■ Instruction:
Retype the opening lines of the data exactly, stopping after the line that contains "plt.rcParams['font.family'] = ['Liberation". Skip every picture.

■ Data excerpt:
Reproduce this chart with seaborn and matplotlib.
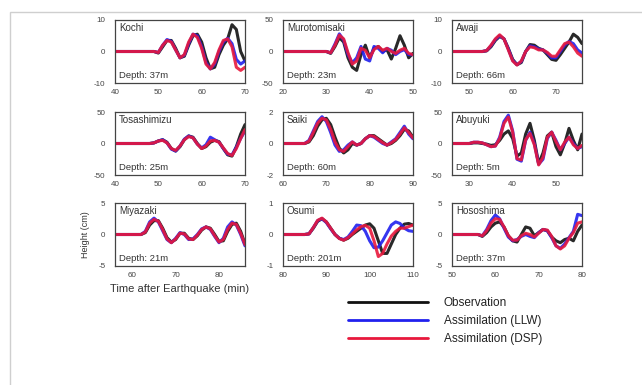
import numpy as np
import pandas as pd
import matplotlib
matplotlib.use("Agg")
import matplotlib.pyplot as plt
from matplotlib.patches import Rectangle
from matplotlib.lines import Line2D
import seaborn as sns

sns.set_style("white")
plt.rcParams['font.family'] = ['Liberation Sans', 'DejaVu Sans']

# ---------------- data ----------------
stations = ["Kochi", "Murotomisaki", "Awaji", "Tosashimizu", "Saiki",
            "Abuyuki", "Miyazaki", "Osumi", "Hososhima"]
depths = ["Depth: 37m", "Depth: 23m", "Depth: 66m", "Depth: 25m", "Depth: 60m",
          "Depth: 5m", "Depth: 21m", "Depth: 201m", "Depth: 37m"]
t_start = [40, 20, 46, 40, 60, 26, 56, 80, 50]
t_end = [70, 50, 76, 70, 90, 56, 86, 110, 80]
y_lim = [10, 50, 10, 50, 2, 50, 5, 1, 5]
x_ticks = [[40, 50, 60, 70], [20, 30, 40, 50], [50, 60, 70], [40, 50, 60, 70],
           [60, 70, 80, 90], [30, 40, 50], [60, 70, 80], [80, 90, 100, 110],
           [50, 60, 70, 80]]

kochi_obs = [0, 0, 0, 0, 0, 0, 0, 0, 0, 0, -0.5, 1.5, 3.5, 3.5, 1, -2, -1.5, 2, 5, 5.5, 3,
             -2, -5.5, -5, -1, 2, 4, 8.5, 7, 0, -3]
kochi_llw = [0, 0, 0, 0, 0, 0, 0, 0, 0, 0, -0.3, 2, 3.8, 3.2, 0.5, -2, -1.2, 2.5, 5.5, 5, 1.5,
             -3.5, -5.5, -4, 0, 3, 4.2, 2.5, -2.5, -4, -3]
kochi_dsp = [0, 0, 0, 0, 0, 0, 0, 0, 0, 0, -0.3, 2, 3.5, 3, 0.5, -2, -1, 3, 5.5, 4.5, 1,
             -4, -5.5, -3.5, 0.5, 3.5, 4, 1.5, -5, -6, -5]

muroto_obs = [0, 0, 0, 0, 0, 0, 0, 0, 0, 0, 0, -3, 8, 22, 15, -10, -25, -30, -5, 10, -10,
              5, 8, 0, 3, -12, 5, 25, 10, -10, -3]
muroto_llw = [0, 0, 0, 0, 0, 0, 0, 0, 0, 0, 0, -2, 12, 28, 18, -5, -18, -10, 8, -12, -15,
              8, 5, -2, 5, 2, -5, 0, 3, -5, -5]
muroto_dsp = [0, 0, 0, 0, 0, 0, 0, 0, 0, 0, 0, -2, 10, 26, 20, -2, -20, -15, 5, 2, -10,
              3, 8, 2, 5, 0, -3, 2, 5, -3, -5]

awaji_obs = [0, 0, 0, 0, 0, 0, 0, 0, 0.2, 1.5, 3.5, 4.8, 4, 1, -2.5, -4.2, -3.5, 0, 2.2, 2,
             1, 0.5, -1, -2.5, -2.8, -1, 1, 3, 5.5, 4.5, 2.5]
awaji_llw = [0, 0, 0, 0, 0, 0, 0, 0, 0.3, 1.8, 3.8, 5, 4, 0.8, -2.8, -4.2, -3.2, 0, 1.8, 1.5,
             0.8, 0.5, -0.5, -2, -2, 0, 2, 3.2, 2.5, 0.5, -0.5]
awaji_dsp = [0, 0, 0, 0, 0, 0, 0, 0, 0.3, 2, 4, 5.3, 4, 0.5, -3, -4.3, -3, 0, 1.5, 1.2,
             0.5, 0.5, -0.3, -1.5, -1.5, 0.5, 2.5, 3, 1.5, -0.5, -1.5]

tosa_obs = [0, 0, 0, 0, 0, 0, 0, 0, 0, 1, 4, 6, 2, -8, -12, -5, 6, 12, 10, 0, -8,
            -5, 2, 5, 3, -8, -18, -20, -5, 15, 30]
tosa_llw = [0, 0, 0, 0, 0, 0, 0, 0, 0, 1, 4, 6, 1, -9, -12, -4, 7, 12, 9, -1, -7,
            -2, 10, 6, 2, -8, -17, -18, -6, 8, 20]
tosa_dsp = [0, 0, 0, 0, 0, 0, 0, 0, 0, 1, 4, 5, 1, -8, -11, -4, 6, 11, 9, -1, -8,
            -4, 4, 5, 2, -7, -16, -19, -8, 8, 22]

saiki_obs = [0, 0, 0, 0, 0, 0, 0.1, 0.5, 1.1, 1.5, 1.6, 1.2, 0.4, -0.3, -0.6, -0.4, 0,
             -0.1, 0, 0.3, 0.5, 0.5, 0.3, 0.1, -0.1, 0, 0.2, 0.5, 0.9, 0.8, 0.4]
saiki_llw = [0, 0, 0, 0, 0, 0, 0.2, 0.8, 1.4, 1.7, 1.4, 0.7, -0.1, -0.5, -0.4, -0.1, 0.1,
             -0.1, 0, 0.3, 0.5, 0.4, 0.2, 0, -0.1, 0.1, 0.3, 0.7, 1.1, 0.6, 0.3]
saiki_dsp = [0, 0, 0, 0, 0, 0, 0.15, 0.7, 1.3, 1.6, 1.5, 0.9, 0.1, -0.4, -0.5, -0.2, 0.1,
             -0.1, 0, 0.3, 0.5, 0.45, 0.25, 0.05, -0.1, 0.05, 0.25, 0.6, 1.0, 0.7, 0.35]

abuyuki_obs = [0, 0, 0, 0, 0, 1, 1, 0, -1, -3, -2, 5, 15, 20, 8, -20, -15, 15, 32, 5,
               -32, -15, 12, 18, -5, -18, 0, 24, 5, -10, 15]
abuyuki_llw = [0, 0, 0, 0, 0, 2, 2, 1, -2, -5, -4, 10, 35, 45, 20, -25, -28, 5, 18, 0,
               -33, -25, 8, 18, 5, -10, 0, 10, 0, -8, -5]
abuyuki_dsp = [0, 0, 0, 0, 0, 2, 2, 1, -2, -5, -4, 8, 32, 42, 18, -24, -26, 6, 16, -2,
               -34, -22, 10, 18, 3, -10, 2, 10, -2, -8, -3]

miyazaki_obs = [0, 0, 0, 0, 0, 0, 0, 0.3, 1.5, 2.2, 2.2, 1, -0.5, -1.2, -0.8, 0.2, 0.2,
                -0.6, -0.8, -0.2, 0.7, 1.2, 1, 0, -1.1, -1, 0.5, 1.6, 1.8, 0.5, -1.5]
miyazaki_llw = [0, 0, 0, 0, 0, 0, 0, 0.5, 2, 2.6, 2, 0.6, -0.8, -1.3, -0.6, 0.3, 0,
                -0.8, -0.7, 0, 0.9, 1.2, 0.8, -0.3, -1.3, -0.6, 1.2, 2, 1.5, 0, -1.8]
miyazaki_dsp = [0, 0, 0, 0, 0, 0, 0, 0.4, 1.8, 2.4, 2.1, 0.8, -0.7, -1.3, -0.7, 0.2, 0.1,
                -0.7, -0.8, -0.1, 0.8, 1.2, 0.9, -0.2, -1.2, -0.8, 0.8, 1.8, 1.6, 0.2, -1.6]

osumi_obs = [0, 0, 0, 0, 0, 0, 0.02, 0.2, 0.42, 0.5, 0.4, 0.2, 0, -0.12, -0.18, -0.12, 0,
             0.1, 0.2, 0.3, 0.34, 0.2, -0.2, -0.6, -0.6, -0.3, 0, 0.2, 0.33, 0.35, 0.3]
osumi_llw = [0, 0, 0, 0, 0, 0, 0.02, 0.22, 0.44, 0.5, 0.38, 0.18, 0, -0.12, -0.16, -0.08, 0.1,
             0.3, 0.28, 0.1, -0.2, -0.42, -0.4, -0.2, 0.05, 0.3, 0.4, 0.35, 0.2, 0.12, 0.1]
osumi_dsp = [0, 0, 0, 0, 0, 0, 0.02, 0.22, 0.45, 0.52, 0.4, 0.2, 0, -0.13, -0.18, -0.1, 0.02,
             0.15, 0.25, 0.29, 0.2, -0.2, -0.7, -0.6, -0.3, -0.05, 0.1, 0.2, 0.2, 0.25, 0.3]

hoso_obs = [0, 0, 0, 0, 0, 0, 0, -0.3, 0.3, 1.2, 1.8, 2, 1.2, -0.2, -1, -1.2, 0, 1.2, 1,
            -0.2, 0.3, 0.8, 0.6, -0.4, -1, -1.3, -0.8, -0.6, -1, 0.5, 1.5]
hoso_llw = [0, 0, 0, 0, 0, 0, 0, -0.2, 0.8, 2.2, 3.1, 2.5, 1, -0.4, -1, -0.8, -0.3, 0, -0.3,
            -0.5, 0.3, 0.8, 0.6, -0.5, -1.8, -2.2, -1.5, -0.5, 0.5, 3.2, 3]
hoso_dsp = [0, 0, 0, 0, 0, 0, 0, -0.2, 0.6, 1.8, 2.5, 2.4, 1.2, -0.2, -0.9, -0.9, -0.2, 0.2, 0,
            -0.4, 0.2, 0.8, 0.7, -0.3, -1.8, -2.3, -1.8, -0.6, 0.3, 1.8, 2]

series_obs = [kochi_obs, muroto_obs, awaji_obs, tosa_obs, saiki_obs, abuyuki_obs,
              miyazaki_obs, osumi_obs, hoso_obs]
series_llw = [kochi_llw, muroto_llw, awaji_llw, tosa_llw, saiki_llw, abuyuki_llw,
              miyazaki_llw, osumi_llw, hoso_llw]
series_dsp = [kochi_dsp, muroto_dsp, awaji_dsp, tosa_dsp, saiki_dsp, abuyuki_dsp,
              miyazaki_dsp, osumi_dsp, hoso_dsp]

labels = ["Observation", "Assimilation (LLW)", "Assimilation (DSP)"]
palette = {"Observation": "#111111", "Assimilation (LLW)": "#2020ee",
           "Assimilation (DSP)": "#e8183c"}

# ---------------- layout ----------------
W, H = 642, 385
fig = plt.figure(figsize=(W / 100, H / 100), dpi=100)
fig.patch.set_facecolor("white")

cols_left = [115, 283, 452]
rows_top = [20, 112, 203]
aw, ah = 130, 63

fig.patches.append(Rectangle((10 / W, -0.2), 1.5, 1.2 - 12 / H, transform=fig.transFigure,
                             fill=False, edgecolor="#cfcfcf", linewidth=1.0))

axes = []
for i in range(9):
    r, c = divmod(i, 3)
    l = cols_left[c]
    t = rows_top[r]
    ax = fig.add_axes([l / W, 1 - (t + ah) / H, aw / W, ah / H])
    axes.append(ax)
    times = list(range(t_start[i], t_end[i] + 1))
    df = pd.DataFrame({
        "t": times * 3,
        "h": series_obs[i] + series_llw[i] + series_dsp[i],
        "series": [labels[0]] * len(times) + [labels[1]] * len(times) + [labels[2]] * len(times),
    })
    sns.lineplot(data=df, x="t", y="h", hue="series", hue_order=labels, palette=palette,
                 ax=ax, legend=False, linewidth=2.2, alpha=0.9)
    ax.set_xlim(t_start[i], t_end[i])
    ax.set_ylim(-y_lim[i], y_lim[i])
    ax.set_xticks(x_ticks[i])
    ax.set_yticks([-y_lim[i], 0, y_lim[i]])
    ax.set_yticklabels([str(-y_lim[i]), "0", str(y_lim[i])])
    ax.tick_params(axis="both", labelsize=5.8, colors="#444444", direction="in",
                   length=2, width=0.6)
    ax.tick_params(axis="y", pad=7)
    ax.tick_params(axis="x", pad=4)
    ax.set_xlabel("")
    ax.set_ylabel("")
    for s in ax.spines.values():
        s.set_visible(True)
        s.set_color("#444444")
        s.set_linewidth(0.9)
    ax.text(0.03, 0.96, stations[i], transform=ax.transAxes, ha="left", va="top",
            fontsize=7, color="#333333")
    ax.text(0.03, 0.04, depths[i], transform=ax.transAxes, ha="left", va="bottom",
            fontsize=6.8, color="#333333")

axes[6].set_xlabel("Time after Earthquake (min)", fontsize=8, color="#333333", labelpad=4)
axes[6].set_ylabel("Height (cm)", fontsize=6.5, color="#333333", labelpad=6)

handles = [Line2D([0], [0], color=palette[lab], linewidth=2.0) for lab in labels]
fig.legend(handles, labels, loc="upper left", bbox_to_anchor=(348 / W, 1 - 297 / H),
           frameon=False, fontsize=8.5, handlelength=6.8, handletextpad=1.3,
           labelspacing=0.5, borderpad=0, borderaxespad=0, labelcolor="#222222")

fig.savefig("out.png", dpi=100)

■ Answer to this task:
Reproduce this chart with seaborn and matplotlib.
import numpy as np
import pandas as pd
import matplotlib
matplotlib.use("Agg")
import matplotlib.pyplot as plt
from matplotlib.patches import Rectangle
from matplotlib.lines import Line2D
import seaborn as sns

sns.set_style("white")
plt.rcParams['font.family'] = ['Liberation Sans', 'DejaVu Sans']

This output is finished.